The request: Reproduce every line of the listing as written, apart from the pictures.

Supplied data:
■ ■ ■ ■ ■

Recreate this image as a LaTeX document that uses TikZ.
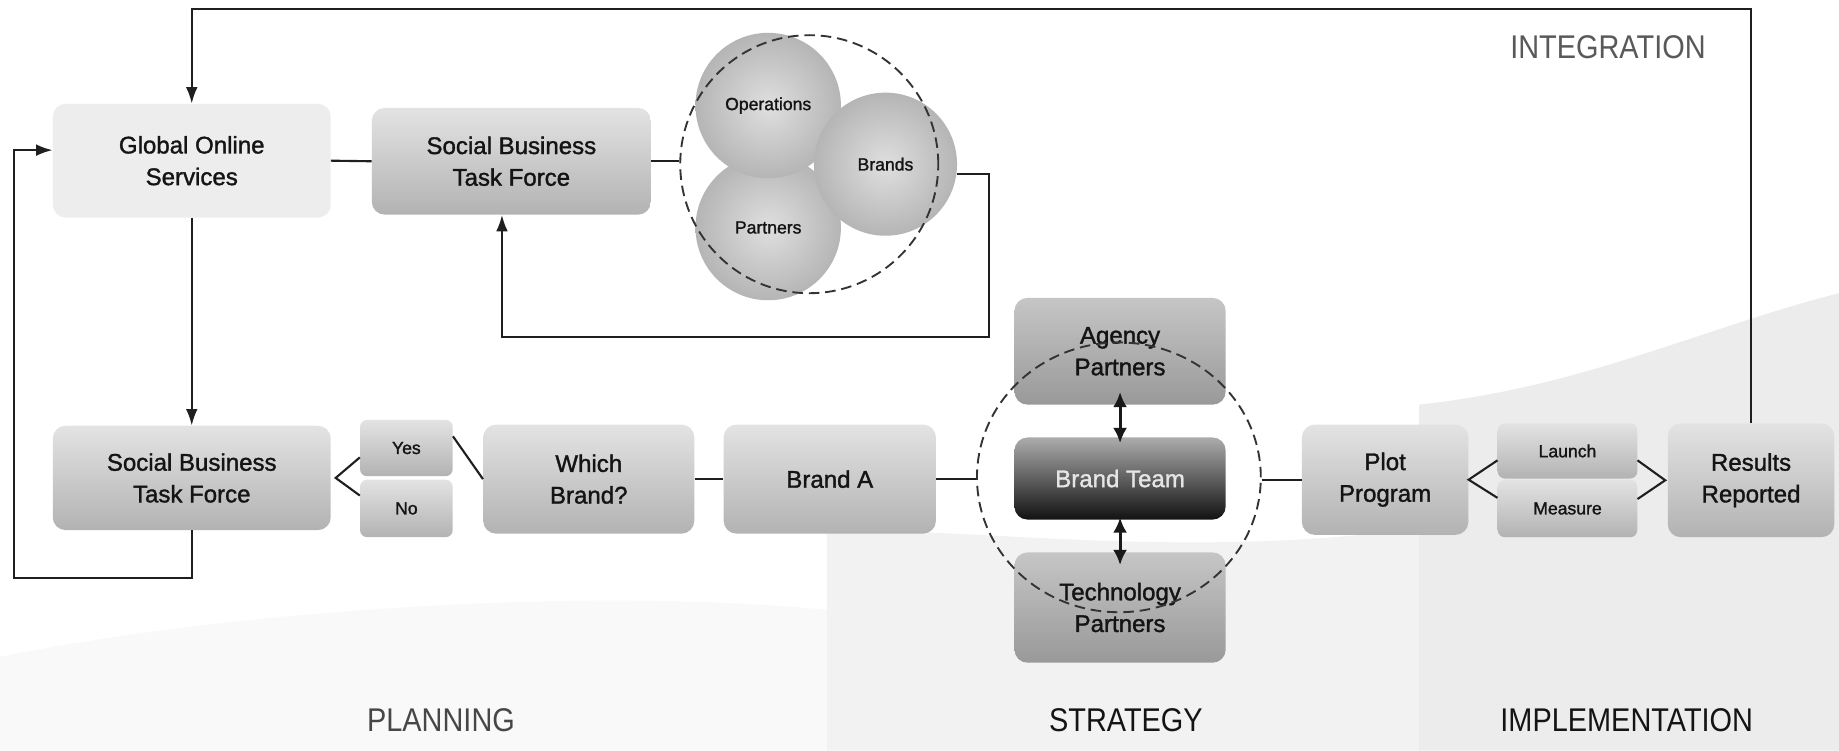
\documentclass[tikz,border=0pt]{standalone}
\usepackage{fontspec}
\setmainfont{Liberation Sans}
\newfontfamily\boxfont[FakeBold=1.4]{Liberation Sans}
\newfontfamily\labfont[FakeStretch=0.88]{Liberation Sans}
\usetikzlibrary{arrows.meta,shapes.geometric,calc}
\begin{document}
\begin{tikzpicture}[x=1pt,y=-1pt,
 box/.style={rounded corners=11pt, align=center, inner sep=2pt, font=\boxfont\fontsize{20.5}{27}\selectfont, text=black!92},
 lightbox/.style={box, fill=gray!14},
 midbox/.style={box, top color=gray!22, bottom color=gray!60},
 darkbox/.style={box, top color=gray!45, bottom color=gray!80},
 blackbox/.style={box, top color=gray!65, bottom color=black!93, text=gray!20},
 smallbox/.style={box, rounded corners=6pt, font=\boxfont\fontsize{15}{17}\selectfont, top color=gray!22, bottom color=gray!60},
 bubble/.style={circle, inner sep=0pt, minimum size=124pt, shading=radial, inner color=gray!25, outer color=gray!58, font=\boxfont\fontsize{15}{17}\selectfont, text=black!92},
 conn/.style={line width=1.8pt, black!88},
 arr/.style={conn, -{Latex[length=14pt,width=10pt]}},
 dbl/.style={line width=2.6pt, black!90, {Latex[length=13pt,width=12pt]}-{Latex[length=13pt,width=12pt]}},
 grp/.style={draw, line width=1.6pt, black!80, dash pattern=on 9pt off 5pt},
 phase/.style={font=\labfont\fontsize{28}{30}\selectfont},
]
\fill[white] (0,0) rectangle (1568,640);
\useasboundingbox (0,0) rectangle (1568,640);
% background tones
\fill[gray!5] (0,560) .. controls (200,520) and (500,500) .. (705,520) -- (705,640) -- (0,640) -- cycle;
\fill[gray!10] (705,455) .. controls (800,445) and (1000,480) .. (1210,450) -- (1210,640) -- (705,640) -- cycle;
\fill[gray!15] (1210,345) .. controls (1350,330) and (1450,280) .. (1568,250) -- (1568,640) -- (1210,640) -- cycle;

% top row
\node[lightbox, minimum width=237pt, minimum height=97pt] (gos) at (163.5,137) {Global Online\\Services};
\node[midbox, minimum width=238pt, minimum height=91pt] (sbtf1) at (436,137.5) {Social Business\\Task Force};
\node[bubble] (partners) at (655,194) {Partners};
\node[bubble] (ops) at (655,90) {Operations};
\node[bubble, minimum size=122pt] (brands) at (755,140) {Brands};
\node[circle, grp, minimum size=220pt, inner sep=0pt] (grp1) at (690,140) {};

% bottom row
\node[midbox, minimum width=237pt, minimum height=89pt] (sbtf2) at (163.5,407.5) {Social Business\\Task Force};
\node[smallbox, minimum width=79pt, minimum height=48pt] (yes) at (346.5,382) {Yes};
\node[smallbox, minimum width=79pt, minimum height=49pt] (no) at (346.5,433.5) {No};
\node[midbox, minimum width=180pt, minimum height=93pt] (which) at (502,408.5) {Which\\Brand?};
\node[midbox, minimum width=181pt, minimum height=93pt] (branda) at (707.5,408.5) {Brand A};
\node[darkbox, minimum width=180pt, minimum height=91pt] (agency) at (955,299.5) {Agency\\Partners};
\node[blackbox, minimum width=180pt, minimum height=70pt] (team) at (955,408) {Brand Team};
\node[darkbox, minimum width=180pt, minimum height=94pt] (tech) at (955,518) {Technology\\Partners};
\node[ellipse, grp, minimum width=242pt, minimum height=230pt, inner sep=0pt] (grp2) at (954,407) {};
\node[midbox, minimum width=142pt, minimum height=94pt] (plot) at (1181,409) {Plot\\Program};
\node[smallbox, minimum width=119pt, minimum height=47pt] (launch) at (1336.5,384.5) {Launch};
\node[smallbox, minimum width=119pt, minimum height=49pt] (measure) at (1336.5,433.5) {Measure};
\node[midbox, minimum width=142pt, minimum height=97pt] (results) at (1493,409.5) {Results\\Reported};

% phase labels
\node[phase, text=black!65] (integ) at (1371,40) {INTEGRATION};
\node[phase, text=black!72] (plan) at (376,614) {PLANNING};
\node[phase, text=black!92] (strat) at (960,614) {STRATEGY};
\node[phase, text=black!92] (impl) at (1387,614) {IMPLEMENTATION};

% connectors
\coordinate (topy) at (0,8);
\coordinate (bl) at (12,493);
\coordinate (c1) at (843,287);
\draw[arr] (results.north) -- (results.north |- topy) -- (gos.north |- topy) -- (gos.north);
\draw[arr] (sbtf2.south) -- (sbtf2.south |- bl) -- (bl) -- (bl |- 0,128) -- ([yshift=9pt]gos.west);
\draw[arr] (gos.south) -- (sbtf2.north);
\draw[conn] (gos.east) -- (sbtf1.west);
\draw[conn] (sbtf1.east) -- (sbtf1.east -| grp1.west);
\draw[arr] (brands.-8) -| (c1) -| ([xshift=-8pt]sbtf1.south);
\draw[conn] ([yshift=-8pt]yes.west) -- ([xshift=4pt]sbtf2.east) -- ([yshift=11pt]no.west);
\draw[conn] ([yshift=10pt]yes.east) -- (which.west);
\draw[conn] (which.east) -- (branda.west);
\draw[conn] (branda.east) -- (branda.east -| grp2.west);
\draw[conn] (grp2.east |- plot.west) -- (plot.west);
\draw[dbl] ([yshift=11pt]agency.south) -- ([yshift=-5pt]team.north);
\draw[dbl] ([yshift=2pt]team.south) -- ([yshift=-11pt]tech.north);
\draw[conn] ([yshift=-8pt]launch.west) -- (plot.east) -- ([yshift=9pt]measure.west);
\draw[conn] ([yshift=-8pt]launch.east) -- ([xshift=-2pt]results.west) -- ([yshift=8pt]measure.east);
\end{tikzpicture}
\end{document}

■ ■ ■ ■ ■

The completed task:
Recreate this image as a LaTeX document that uses TikZ.
\documentclass[tikz,border=0pt]{standalone}
\usepackage{fontspec}
\setmainfont{Liberation Sans}
\newfontfamily\boxfont[FakeBold=1.4]{Liberation Sans}
\newfontfamily\labfont[FakeStretch=0.88]{Liberation Sans}
\usetikzlibrary{arrows.meta,shapes.geometric,calc}
\begin{document}
\begin{tikzpicture}[x=1pt,y=-1pt,
 box/.style={rounded corners=11pt, align=center, inner sep=2pt, font=\boxfont\fontsize{20.5}{27}\selectfont, text=black!92},
 lightbox/.style={box, fill=gray!14},
 midbox/.style={box, top color=gray!22, bottom color=gray!60},
 darkbox/.style={box, top color=gray!45, bottom color=gray!80},
 blackbox/.style={box, top color=gray!65, bottom color=black!93, text=gray!20},
 smallbox/.style={box, rounded corners=6pt, font=\boxfont\fontsize{15}{17}\selectfont, top color=gray!22, bottom color=gray!60},
 bubble/.style={circle, inner sep=0pt, minimum size=124pt, shading=radial, inner color=gray!25, outer color=gray!58, font=\boxfont\fontsize{15}{17}\selectfont, text=black!92},
 conn/.style={line width=1.8pt, black!88},
 arr/.style={conn, -{Latex[length=14pt,width=10pt]}},
 dbl/.style={line width=2.6pt, black!90, {Latex[length=13pt,width=12pt]}-{Latex[length=13pt,width=12pt]}},
 grp/.style={draw, line width=1.6pt, black!80, dash pattern=on 9pt off 5pt},
 phase/.style={font=\labfont\fontsize{28}{30}\selectfont},
]
\fill[white] (0,0) rectangle (1568,640);
\useasboundingbox (0,0) rectangle (1568,640);
% background tones
\fill[gray!5] (0,560) .. controls (200,520) and (500,500) .. (705,520) -- (705,640) -- (0,640) -- cycle;
\fill[gray!10] (705,455) .. controls (800,445) and (1000,480) .. (1210,450) -- (1210,640) -- (705,640) -- cycle;
\fill[gray!15] (1210,345) .. controls (1350,330) and (1450,280) .. (1568,250) -- (1568,640) -- (1210,640) -- cycle;

% top row
\node[lightbox, minimum width=237pt, minimum height=97pt] (gos) at (163.5,137) {Global Online\\Services};
\node[midbox, minimum width=238pt, minimum height=91pt] (sbtf1) at (436,137.5) {Social Business\\Task Force};
\node[bubble] (partners) at (655,194) {Partners};
\node[bubble] (ops) at (655,90) {Operations};
\node[bubble, minimum size=122pt] (brands) at (755,140) {Brands};
\node[circle, grp, minimum size=220pt, inner sep=0pt] (grp1) at (690,140) {};

% bottom row
\node[midbox, minimum width=237pt, minimum height=89pt] (sbtf2) at (163.5,407.5) {Social Business\\Task Force};
\node[smallbox, minimum width=79pt, minimum height=48pt] (yes) at (346.5,382) {Yes};
\node[smallbox, minimum width=79pt, minimum height=49pt] (no) at (346.5,433.5) {No};
\node[midbox, minimum width=180pt, minimum height=93pt] (which) at (502,408.5) {Which\\Brand?};
\node[midbox, minimum width=181pt, minimum height=93pt] (branda) at (707.5,408.5) {Brand A};
\node[darkbox, minimum width=180pt, minimum height=91pt] (agency) at (955,299.5) {Agency\\Partners};
\node[blackbox, minimum width=180pt, minimum height=70pt] (team) at (955,408) {Brand Team};
\node[darkbox, minimum width=180pt, minimum height=94pt] (tech) at (955,518) {Technology\\Partners};
\node[ellipse, grp, minimum width=242pt, minimum height=230pt, inner sep=0pt] (grp2) at (954,407) {};
\node[midbox, minimum width=142pt, minimum height=94pt] (plot) at (1181,409) {Plot\\Program};
\node[smallbox, minimum width=119pt, minimum height=47pt] (launch) at (1336.5,384.5) {Launch};
\node[smallbox, minimum width=119pt, minimum height=49pt] (measure) at (1336.5,433.5) {Measure};
\node[midbox, minimum width=142pt, minimum height=97pt] (results) at (1493,409.5) {Results\\Reported};

% phase labels
\node[phase, text=black!65] (integ) at (1371,40) {INTEGRATION};
\node[phase, text=black!72] (plan) at (376,614) {PLANNING};
\node[phase, text=black!92] (strat) at (960,614) {STRATEGY};
\node[phase, text=black!92] (impl) at (1387,614) {IMPLEMENTATION};

% connectors
\coordinate (topy) at (0,8);
\coordinate (bl) at (12,493);
\coordinate (c1) at (843,287);
\draw[arr] (results.north) -- (results.north |- topy) -- (gos.north |- topy) -- (gos.north);
\draw[arr] (sbtf2.south) -- (sbtf2.south |- bl) -- (bl) -- (bl |- 0,128) -- ([yshift=9pt]gos.west);
\draw[arr] (gos.south) -- (sbtf2.north);
\draw[conn] (gos.east) -- (sbtf1.west);
\draw[conn] (sbtf1.east) -- (sbtf1.east -| grp1.west);
\draw[arr] (brands.-8) -| (c1) -| ([xshift=-8pt]sbtf1.south);
\draw[conn] ([yshift=-8pt]yes.west) -- ([xshift=4pt]sbtf2.east) -- ([yshift=11pt]no.west);
\draw[conn] ([yshift=10pt]yes.east) -- (which.west);
\draw[conn] (which.east) -- (branda.west);
\draw[conn] (branda.east) -- (branda.east -| grp2.west);
\draw[conn] (grp2.east |- plot.west) -- (plot.west);
\draw[dbl] ([yshift=11pt]agency.south) -- ([yshift=-5pt]team.north);
\draw[dbl] ([yshift=2pt]team.south) -- ([yshift=-11pt]tech.north);
\draw[conn] ([yshift=-8pt]launch.west) -- (plot.east) -- ([yshift=9pt]measure.west);
\draw[conn] ([yshift=-8pt]launch.east) -- ([xshift=-2pt]results.west) -- ([yshift=8pt]measure.east);
\end{tikzpicture}
\end{document}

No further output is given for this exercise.